*OBJECTIVE:* Write out the full set of records exactly. Any pictures in them do not belong in the copy.

--- --- ---

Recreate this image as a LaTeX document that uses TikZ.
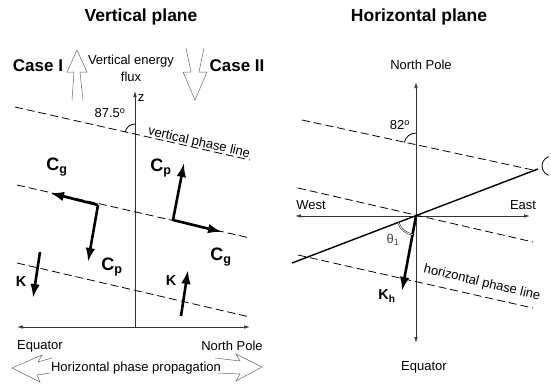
\documentclass[tikz,border=0pt]{standalone}
\usepackage{fontspec}
\setmainfont{Liberation Sans}
\usetikzlibrary{arrows.meta}

\begin{document}
\begin{tikzpicture}[x=1pt, y=-1pt,
    every node/.style={inner sep=0pt},
    title/.style={font=\fontsize{17.5}{19}\selectfont\bfseries},
    case/.style={font=\fontsize{17}{19}\selectfont\bfseries},
    lbl/.style={font=\fontsize{13}{15}\selectfont},
    vlbl/.style={font=\fontsize{18}{20}\selectfont\bfseries},
    klbl/.style={font=\fontsize{14.5}{16}\selectfont\bfseries},
    phase/.style={line width=0.8pt, dash pattern=on 8pt off 4pt},
    axis/.style={line width=0.7pt, black!80},
    tip/.style={-{Latex[length=6pt,width=3.5pt]}},
    tips/.style={{Latex[length=6pt,width=3.5pt]}-{Latex[length=6pt,width=3.5pt]}},
    vec/.style={line width=2.6pt, -{Latex[length=14pt,width=9.5pt]}},
    hollow/.style={line width=0.5pt, black!60, line join=miter},
    anglearc/.style={line width=0.8pt}
  ]
  \useasboundingbox (0,0) rectangle (551,383);

  % vertical plane
  \node (vtitle) [title] at (141,17) {Vertical plane};
  \node (case1) [case] at (38,66) {Case I};
  \node (case2) [case] at (237,66) {Case II};
  \node (flux1) [lbl] at (131,61) {Vertical energy};
  \node (flux2) [lbl] at (131,77) {flux};
  \draw [hollow] (72,100) -- (74,72) -- (67,72) -- (77,50) -- (87,72) -- (80,72) -- (83,100);
  \draw [hollow] (186,48) -- (191,72) -- (183,72) -- (195,100) -- (207,72) -- (199,72) -- (204,48);

  \coordinate (o) at (135,327);
  \coordinate (ztop) at (135,91);
  \coordinate (eq) at (17,327);
  \coordinate (np) at (250,327);
  \draw [axis, tip] (o) -- (ztop);
  \draw [axis, tips] (eq) -- (np);
  \node (zlbl) [lbl] at (141,98) {z};

  \coordinate (a1) at (15,107);
  \coordinate (b1) at (250,160);
  \coordinate (a2) at (17,185);
  \coordinate (b2) at (250,238);
  \coordinate (a3) at (17,263);
  \coordinate (b3) at (250,317);
  \draw [phase] (a1) -- (b1);
  \draw [phase] (a2) -- (b2);
  \draw [phase] (a3) -- (b3);
  \node (vpl) [lbl, rotate=-12.7] at (199,143) {vertical phase line};

  \coordinate (zc) at (135,134);
  \draw [anglearc] ([shift={(270:10)}]zc) arc (270:192.7:10);
  \node (ang1) [lbl] at (110,113) {87.5\textsuperscript{o}};

  \coordinate (jl) at (98,205);
  \coordinate (cgl) at (50,193);
  \coordinate (cpl) at (88,262);
  \draw [vec] (jl) -- (cgl);
  \draw [vec] (jl) -- (cpl);
  \node (cgllbl) [vlbl] at (57,167) {C\textsubscript{g}};
  \node (cpllbl) [vlbl] at (112,267) {C\textsubscript{p}};

  \coordinate (jr) at (173,220);
  \coordinate (cgr) at (222,232);
  \coordinate (cpr) at (184,163);
  \draw [vec] (jr) -- (cgr);
  \draw [vec] (jr) -- (cpr);
  \node (cprlbl) [vlbl] at (161,168) {C\textsubscript{p}};
  \node (cgrlbl) [vlbl] at (221,257) {C\textsubscript{g}};

  \coordinate (kl0) at (40,252);
  \coordinate (kl1) at (33,298);
  \coordinate (kr0) at (181,316);
  \coordinate (kr1) at (188,270);
  \draw [vec] (kl0) -- (kl1);
  \draw [vec] (kr0) -- (kr1);
  \node (kllbl) [klbl] at (21,282) {K};
  \node (krlbl) [klbl] at (171,281) {K};

  \node (eqlbl) [lbl] at (40,346) {Equator};
  \node (nplbl) [lbl] at (232,346) {North Pole};
  \node (hpp) [lbl] at (136,368) {Horizontal phase propagation};
  \draw [hollow] (52,358) -- (38,362) -- (42,355) -- (12,368) -- (40,382) -- (37,375) -- (50,373);
  \draw [hollow] (215,358) -- (240,361) -- (236,354) -- (262,367) -- (236,381) -- (240,374) -- (218,373);

  % horizontal plane
  \node (htitle) [title] at (419,17) {Horizontal plane};
  \coordinate (c) at (416,216);
  \coordinate (north) at (416,82);
  \coordinate (south) at (416,343);
  \coordinate (west) at (295,216);
  \coordinate (east) at (530,216);
  \draw [axis, tips] (south) -- (north);
  \draw [axis, tips] (west) -- (east);
  \node (nplbl2) [lbl] at (421,65) {North Pole};
  \node (eqlbl2) [lbl] at (424,367) {Equator};
  \node (wlbl) [lbl] at (311,205) {West};
  \node (elbl) [lbl] at (523,205) {East};

  \coordinate (ra1) at (302,120);
  \coordinate (rb1) at (533,170);
  \coordinate (ra2) at (298,188);
  \coordinate (rb2) at (533,242);
  \coordinate (ra3) at (298,255);
  \coordinate (rb3) at (533,308);
  \draw [phase] (ra1) -- (rb1);
  \draw [phase] (ra2) -- (rb2);
  \draw [phase] (ra3) -- (rb3);
  \node (hpl) [lbl, rotate=-13.5] at (482,283) {horizontal phase line};

  \coordinate (sa) at (292,263);
  \coordinate (sb) at (538,169);
  \draw [line width=1.4pt] (sa) -- (sb);
  \coordinate (edge) at (552,166);
  \draw [anglearc] ([shift={(250:10)}]edge) arc (250:110:10);

  \coordinate (nc) at (416,145);
  \draw [anglearc] ([shift={(270:12)}]nc) arc (270:192.2:12);
  \node (ang2) [lbl] at (400,125) {82\textsuperscript{o}};

  \coordinate (kh) at (402,291);
  \draw [vec] (c) -- (kh);
  \node (khlbl) [klbl] at (387,296) {K\textsubscript{h}};
  \draw [double, line width=0.5pt, double distance=0.8pt] ([shift={(159.2:19)}]c) arc (159.2:100.7:19);
  \node (th) [lbl, black!70] at (393,240) {θ\textsubscript{1}};
\end{tikzpicture}
\end{document}
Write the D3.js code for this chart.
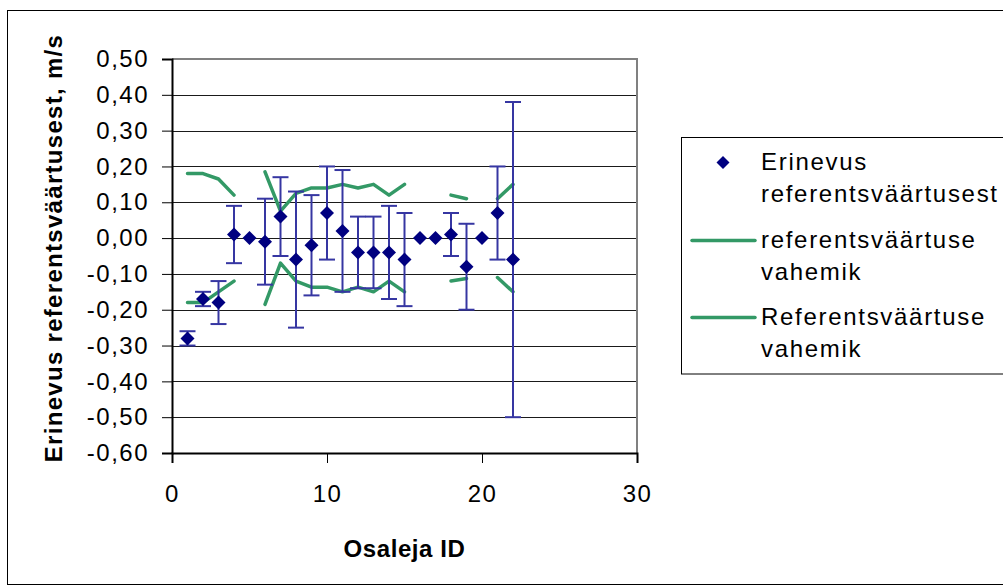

--- --- ---

*THE RESULT:*
Recreate this image as a LaTeX document that uses TikZ.
\documentclass[tikz,border=0pt]{standalone}
\usepackage{fontspec}
\setmainfont{Liberation Sans}
\usetikzlibrary{arrows.meta}

\begin{document}
\begin{tikzpicture}[x=1pt, y=-1pt,
    every node/.style={inner sep=0pt},
    title/.style={font=\fontsize{17.5}{19}\selectfont\bfseries},
    case/.style={font=\fontsize{17}{19}\selectfont\bfseries},
    lbl/.style={font=\fontsize{13}{15}\selectfont},
    vlbl/.style={font=\fontsize{18}{20}\selectfont\bfseries},
    klbl/.style={font=\fontsize{14.5}{16}\selectfont\bfseries},
    phase/.style={line width=0.8pt, dash pattern=on 8pt off 4pt},
    axis/.style={line width=0.7pt, black!80},
    tip/.style={-{Latex[length=6pt,width=3.5pt]}},
    tips/.style={{Latex[length=6pt,width=3.5pt]}-{Latex[length=6pt,width=3.5pt]}},
    vec/.style={line width=2.6pt, -{Latex[length=14pt,width=9.5pt]}},
    hollow/.style={line width=0.5pt, black!60, line join=miter},
    anglearc/.style={line width=0.8pt}
  ]
  \useasboundingbox (0,0) rectangle (551,383);

  % vertical plane
  \node (vtitle) [title] at (141,17) {Vertical plane};
  \node (case1) [case] at (38,66) {Case I};
  \node (case2) [case] at (237,66) {Case II};
  \node (flux1) [lbl] at (131,61) {Vertical energy};
  \node (flux2) [lbl] at (131,77) {flux};
  \draw [hollow] (72,100) -- (74,72) -- (67,72) -- (77,50) -- (87,72) -- (80,72) -- (83,100);
  \draw [hollow] (186,48) -- (191,72) -- (183,72) -- (195,100) -- (207,72) -- (199,72) -- (204,48);

  \coordinate (o) at (135,327);
  \coordinate (ztop) at (135,91);
  \coordinate (eq) at (17,327);
  \coordinate (np) at (250,327);
  \draw [axis, tip] (o) -- (ztop);
  \draw [axis, tips] (eq) -- (np);
  \node (zlbl) [lbl] at (141,98) {z};

  \coordinate (a1) at (15,107);
  \coordinate (b1) at (250,160);
  \coordinate (a2) at (17,185);
  \coordinate (b2) at (250,238);
  \coordinate (a3) at (17,263);
  \coordinate (b3) at (250,317);
  \draw [phase] (a1) -- (b1);
  \draw [phase] (a2) -- (b2);
  \draw [phase] (a3) -- (b3);
  \node (vpl) [lbl, rotate=-12.7] at (199,143) {vertical phase line};

  \coordinate (zc) at (135,134);
  \draw [anglearc] ([shift={(270:10)}]zc) arc (270:192.7:10);
  \node (ang1) [lbl] at (110,113) {87.5\textsuperscript{o}};

  \coordinate (jl) at (98,205);
  \coordinate (cgl) at (50,193);
  \coordinate (cpl) at (88,262);
  \draw [vec] (jl) -- (cgl);
  \draw [vec] (jl) -- (cpl);
  \node (cgllbl) [vlbl] at (57,167) {C\textsubscript{g}};
  \node (cpllbl) [vlbl] at (112,267) {C\textsubscript{p}};

  \coordinate (jr) at (173,220);
  \coordinate (cgr) at (222,232);
  \coordinate (cpr) at (184,163);
  \draw [vec] (jr) -- (cgr);
  \draw [vec] (jr) -- (cpr);
  \node (cprlbl) [vlbl] at (161,168) {C\textsubscript{p}};
  \node (cgrlbl) [vlbl] at (221,257) {C\textsubscript{g}};

  \coordinate (kl0) at (40,252);
  \coordinate (kl1) at (33,298);
  \coordinate (kr0) at (181,316);
  \coordinate (kr1) at (188,270);
  \draw [vec] (kl0) -- (kl1);
  \draw [vec] (kr0) -- (kr1);
  \node (kllbl) [klbl] at (21,282) {K};
  \node (krlbl) [klbl] at (171,281) {K};

  \node (eqlbl) [lbl] at (40,346) {Equator};
  \node (nplbl) [lbl] at (232,346) {North Pole};
  \node (hpp) [lbl] at (136,368) {Horizontal phase propagation};
  \draw [hollow] (52,358) -- (38,362) -- (42,355) -- (12,368) -- (40,382) -- (37,375) -- (50,373);
  \draw [hollow] (215,358) -- (240,361) -- (236,354) -- (262,367) -- (236,381) -- (240,374) -- (218,373);

  % horizontal plane
  \node (htitle) [title] at (419,17) {Horizontal plane};
  \coordinate (c) at (416,216);
  \coordinate (north) at (416,82);
  \coordinate (south) at (416,343);
  \coordinate (west) at (295,216);
  \coordinate (east) at (530,216);
  \draw [axis, tips] (south) -- (north);
  \draw [axis, tips] (west) -- (east);
  \node (nplbl2) [lbl] at (421,65) {North Pole};
  \node (eqlbl2) [lbl] at (424,367) {Equator};
  \node (wlbl) [lbl] at (311,205) {West};
  \node (elbl) [lbl] at (523,205) {East};

  \coordinate (ra1) at (302,120);
  \coordinate (rb1) at (533,170);
  \coordinate (ra2) at (298,188);
  \coordinate (rb2) at (533,242);
  \coordinate (ra3) at (298,255);
  \coordinate (rb3) at (533,308);
  \draw [phase] (ra1) -- (rb1);
  \draw [phase] (ra2) -- (rb2);
  \draw [phase] (ra3) -- (rb3);
  \node (hpl) [lbl, rotate=-13.5] at (482,283) {horizontal phase line};

  \coordinate (sa) at (292,263);
  \coordinate (sb) at (538,169);
  \draw [line width=1.4pt] (sa) -- (sb);
  \coordinate (edge) at (552,166);
  \draw [anglearc] ([shift={(250:10)}]edge) arc (250:110:10);

  \coordinate (nc) at (416,145);
  \draw [anglearc] ([shift={(270:12)}]nc) arc (270:192.2:12);
  \node (ang2) [lbl] at (400,125) {82\textsuperscript{o}};

  \coordinate (kh) at (402,291);
  \draw [vec] (c) -- (kh);
  \node (khlbl) [klbl] at (387,296) {K\textsubscript{h}};
  \draw [double, line width=0.5pt, double distance=0.8pt] ([shift={(159.2:19)}]c) arc (159.2:100.7:19);
  \node (th) [lbl, black!70] at (393,240) {θ\textsubscript{1}};
\end{tikzpicture}
\end{document}
Write the D3.js code for this chart.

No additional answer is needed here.